Mouser and Fafhyrd are actually picaresque Heroes - Conan is not.
So basically, the Grey Mouser and Fafhyrd really are picaresque heroes, because although the universe is doing its best to provide direction, the cosmic forces are all screwed up and no-one, including the gods, has any idea WHAT the hell is going to happen. The future is undefined because the cosmic forces are in such disarray. The Grey Mouser and Fafhyrd don't seize free will: they have it thrust upon them because that's what happens when the universe can't get its act together.

Two very different ways in which heroes are related to their fictional worlds. There's Conan the hard-working hero with a specific event-destiny, and no real interference by destiny on his behalf, and then on the other hand there's the Grey Mouser duo, caught up in the rip-tides of myth but with no place to actually go.

It's kind of fascinating.


  1. This was a great, very insightful article. Thanks very much!

  2. Yeah, except you spelled both "Fafhrd" and the "Gray" Mouser wrong every single time... And it's more of a Jungian thing with the Twain's "basement mind", but whatever.

    And Howard doesn't need to foreshadow that Conan will be king of Aquilonia.. He IS the king of Aquilonia in the first Conan tale REH wrote...

  3. Aside from that, nice insights (sorry for the rant, but I had to). This is why I have a mild dislike for REH's work in general, and Conan in particular. He's always beating the Barbarism vs. Civilization drum, and his conclusions are questionable at best.

  4. I always interpreted Conan's 'destiny' as just meaning 'I, your narrator, have read the whole thing and know how it ends' - perhaps because of the 'know then, O Prince...' passage that implies the stories are retold history.

  5. anarchist: that's definitely possible -- I wish I could find the exact couple of passages I remember about the destiny.

  6. I doubt you'll find anything about destiny in Howard's original stories (as opposed to the deCamp/Carter and later pastiches). Did Howard's Conan ever encounter a prophet foretelling his high destiny, or have some cult believer intercede to help him? I don't recall anything like that. Howard's Conan stories are full of lucky escapes, even matches, and the vagaries of chance.
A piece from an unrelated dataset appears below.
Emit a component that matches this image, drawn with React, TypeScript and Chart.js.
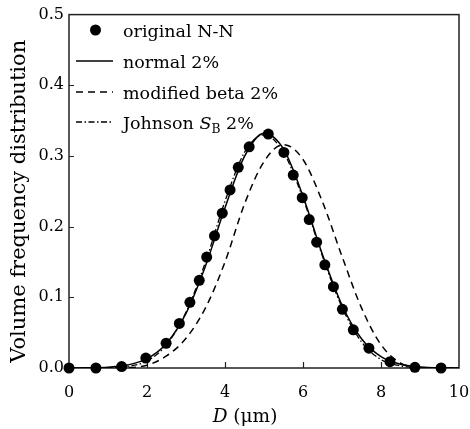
import React, { useEffect, useRef } from "react";
import { Chart, registerables } from "chart.js";

Chart.register(...registerables);

// ---- data ----
const xTickValues = [0, 2, 4, 6, 8, 10];
const yTickValues = [0, 0.1, 0.2, 0.3, 0.4, 0.5];

const pointD = [0, 0.69, 1.35, 1.97, 2.49, 2.83, 3.1, 3.34, 3.53, 3.73, 3.93, 4.13, 4.34, 4.62, 5.11, 5.51, 5.75, 5.98, 6.16, 6.35, 6.56, 6.78, 7.01, 7.29, 7.69, 8.23, 8.87, 9.54];
const pointV = [0, 0, 0.002, 0.014, 0.035, 0.063, 0.093, 0.124, 0.157, 0.187, 0.219, 0.252, 0.284, 0.313, 0.331, 0.305, 0.273, 0.241, 0.21, 0.178, 0.146, 0.115, 0.083, 0.054, 0.028, 0.009, 0.001, 0];

const curveD = [0, 0.5, 1, 1.5, 2, 2.5, 3, 3.5, 4, 4.5, 5, 5.5, 6, 6.5, 7, 7.5, 8, 8.5, 9, 9.5, 10];
const normalV = [0, 0.0002, 0.0011, 0.0042, 0.0132, 0.0348, 0.0773, 0.1444, 0.2267, 0.2993, 0.3323, 0.3099, 0.2431, 0.1603, 0.0888, 0.0414, 0.0162, 0.0053, 0.0015, 0.0003, 0.0001];
const betaV = [0, 0, 0, 0.0005, 0.004, 0.017, 0.042, 0.085, 0.15, 0.232, 0.292, 0.316, 0.295, 0.235, 0.158, 0.085, 0.033, 0.007, 0.001, 0, 0];
const johnsonV = [0, 0, 0.0003, 0.002, 0.01, 0.033, 0.079, 0.15, 0.236, 0.305, 0.33, 0.305, 0.24, 0.158, 0.086, 0.037, 0.012, 0.003, 0.0005, 0, 0];

const seriesNames = ["original N-N", "normal 2%", "modified beta 2%", "Johnson S_B 2%"];
const xTitle = ["D", " (\u03bcm)"];
const yTitle = "Volume frequency distribution";

const FONT = '"DejaVu Serif"';
const DASHED = [7, 5];
const DASHDOT = [6, 2.5, 1.5, 2.5];

const zip = (xs: number[], ys: number[]) => xs.map((x, i) => ({ x, y: ys[i] }));

const decorPlugin = {
  id: "decor",
  beforeDatasetsDraw(chart: any) {
    const { ctx, chartArea: a, scales } = chart;
    ctx.save();
    ctx.strokeStyle = "#222";
    ctx.lineWidth = 1.5;
    ctx.strokeRect(a.left, a.top, a.right - a.left, a.bottom - a.top);
    ctx.lineWidth = 1.2;
    ctx.beginPath();
    for (const t of xTickValues) {
      if (t === xTickValues[0] || t === xTickValues[xTickValues.length - 1]) continue;
      const px = Math.round(scales.x.getPixelForValue(t)) + 0.5;
      ctx.moveTo(px, a.bottom);
      ctx.lineTo(px, a.bottom - 6);
    }
    for (const t of yTickValues) {
      if (t === yTickValues[0] || t === yTickValues[yTickValues.length - 1]) continue;
      const py = Math.round(scales.y.getPixelForValue(t)) + 0.5;
      ctx.moveTo(a.left, py);
      ctx.lineTo(a.left + 5, py);
    }
    ctx.stroke();
    ctx.restore();
  },
  afterDraw(chart: any) {
    const { ctx, chartArea: a } = chart;
    ctx.save();
    ctx.fillStyle = "#000";
    ctx.strokeStyle = "#000";
    // legend
    const lx0 = 76, lx1 = 113, tx = 123;
    const base = [37, 68, 99, 129];
    const fs = 17.5;
    ctx.font = `${fs}px ${FONT}`;
    ctx.textBaseline = "alphabetic";
    ctx.textAlign = "left";
    ctx.beginPath();
    ctx.arc((lx0 + lx1) / 2 + 1, base[0] - 7, 5.5, 0, Math.PI * 2);
    ctx.fill();
    ctx.fillText(seriesNames[0], tx, base[0]);
    const dashes = [[], DASHED, DASHDOT];
    for (let i = 1; i < 4; i++) {
      ctx.beginPath();
      ctx.setLineDash(dashes[i - 1]);
      ctx.lineWidth = 1.3;
      ctx.moveTo(lx0, base[i] - 7);
      ctx.lineTo(lx1, base[i] - 7);
      ctx.stroke();
      ctx.setLineDash([]);
    }
    ctx.fillText(seriesNames[1], tx, base[1]);
    ctx.fillText(seriesNames[2], tx, base[2]);
    const [pre, rest] = seriesNames[3].split(" S_");
    const sub = rest.split(" ")[0];
    const post = rest.slice(sub.length);
    let x = tx;
    ctx.font = `${fs}px ${FONT}`;
    ctx.fillText(pre + " ", x, base[3]);
    x += ctx.measureText(pre + " ").width;
    ctx.font = `italic ${fs}px ${FONT}`;
    ctx.fillText("S", x, base[3]);
    x += ctx.measureText("S").width;
    ctx.font = `${fs * 0.7}px ${FONT}`;
    ctx.fillText(sub, x, base[3] + 4);
    x += ctx.measureText(sub).width;
    ctx.font = `${fs}px ${FONT}`;
    ctx.fillText(post, x, base[3]);

    // x title
    const xs = 18.5;
    ctx.font = `italic ${xs}px ${FONT}`;
    const w1 = ctx.measureText(xTitle[0]).width;
    ctx.font = `${xs}px ${FONT}`;
    const w2 = ctx.measureText(xTitle[1]).width;
    const cx = 245;
    const sx = cx - (w1 + w2) / 2;
    ctx.font = `italic ${xs}px ${FONT}`;
    ctx.fillText(xTitle[0], sx, 422);
    ctx.font = `${xs}px ${FONT}`;
    ctx.fillText(xTitle[1], sx + w1, 422);

    // y title
    ctx.translate(25, (a.top + a.bottom) / 2 + 10);
    ctx.rotate(-Math.PI / 2);
    ctx.textAlign = "center";
    ctx.font = `21px ${FONT}`;
    ctx.fillText(yTitle, 0, 0);
    ctx.restore();
  },
};

export default function App() {
  const ref = useRef<HTMLCanvasElement | null>(null);
  useEffect(() => {
    if (!ref.current) return;
    const chart = new Chart(ref.current, {
      type: "scatter",
      data: {
        datasets: [
          {
            label: seriesNames[1],
            data: zip(curveD, normalV),
            showLine: true,
            borderColor: "#000",
            borderWidth: 1.5,
            pointRadius: 0,
            cubicInterpolationMode: "monotone",
          } as any,
          {
            label: seriesNames[2],
            data: zip(curveD, betaV),
            showLine: true,
            borderColor: "#000",
            borderWidth: 1.5,
            borderDash: DASHED,
            pointRadius: 0,
            cubicInterpolationMode: "monotone",
          } as any,
          {
            label: seriesNames[3],
            data: zip(curveD, johnsonV),
            showLine: true,
            borderColor: "#000",
            borderWidth: 1.3,
            borderDash: DASHDOT,
            pointRadius: 0,
            cubicInterpolationMode: "monotone",
          } as any,
          {
            label: seriesNames[0],
            data: zip(pointD, pointV),
            showLine: false,
            pointRadius: 5.5,
            pointBackgroundColor: "#000",
            pointBorderColor: "#000",
            pointBorderWidth: 0,
            clip: false,
          } as any,
        ],
      },
      options: {
        animation: false,
        responsive: false,
        layout: { padding: { top: 13, right: 0, left: 0, bottom: 0 } },
        plugins: { legend: { display: false }, tooltip: { enabled: false } },
        scales: {
          x: {
            type: "linear",
            min: 0,
            max: 10,
            afterBuildTicks: (s: any) => {
              s.ticks = xTickValues.map((v) => ({ value: v }));
            },
            afterFit: (s: any) => {
              s.height = 61;
              s.paddingRight = 11;
            },
            ticks: {
              color: "#000",
              font: { family: FONT, size: 16 },
              padding: 15,
              maxRotation: 0,
              callback: (v: any) => String(v),
            },
            grid: { display: false, drawTicks: false },
            border: { display: false },
          },
          y: {
            type: "linear",
            min: 0,
            max: 0.5,
            afterBuildTicks: (s: any) => {
              s.ticks = yTickValues.map((v) => ({ value: v }));
            },
            afterFit: (s: any) => {
              s.width = 69;
            },
            ticks: {
              color: "#000",
              font: { family: FONT, size: 16 },
              padding: 5,
              callback: (v: any) => Number(v).toFixed(1),
            },
            grid: { display: false, drawTicks: false },
            border: { display: false },
          },
        },
      },
      plugins: [decorPlugin],
    } as any);
    return () => chart.destroy();
  }, []);
  return (
    <div style={{ position: "fixed", left: 0, top: 0, width: 470, height: 429, background: "#fff" }}>
      <canvas ref={ref} width={470} height={429} style={{ display: "block" }} />
    </div>
  );
}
More to the point, there's no indication that Conan's ascension to the throne brought about any particular end or historical change; he just became the new boss, same as the old boss. Conan didn't have a "destiny" to become king; he simply had the ability and will to bump off his predecessor.

  7. None of which comes as a surprise given the postmodern despair that undergirds both sets of tales (and most of the rest of 20th century fiction).

  8. There are many characters who believe in destiny within the chronicles of Conan. In fact, Conan sits on the throne (again) because of a slave girl named Zenobia who helped him escape Nemedia. She fell in love with Conan the first time she saw him, years before when she was the daughter of a noble and he had visited Belverus. Conan rewards her by making her Queen. I recall reading that Robert E Howard felt he was writing about events that had already happened. This story was published last, before his suicide at age 30.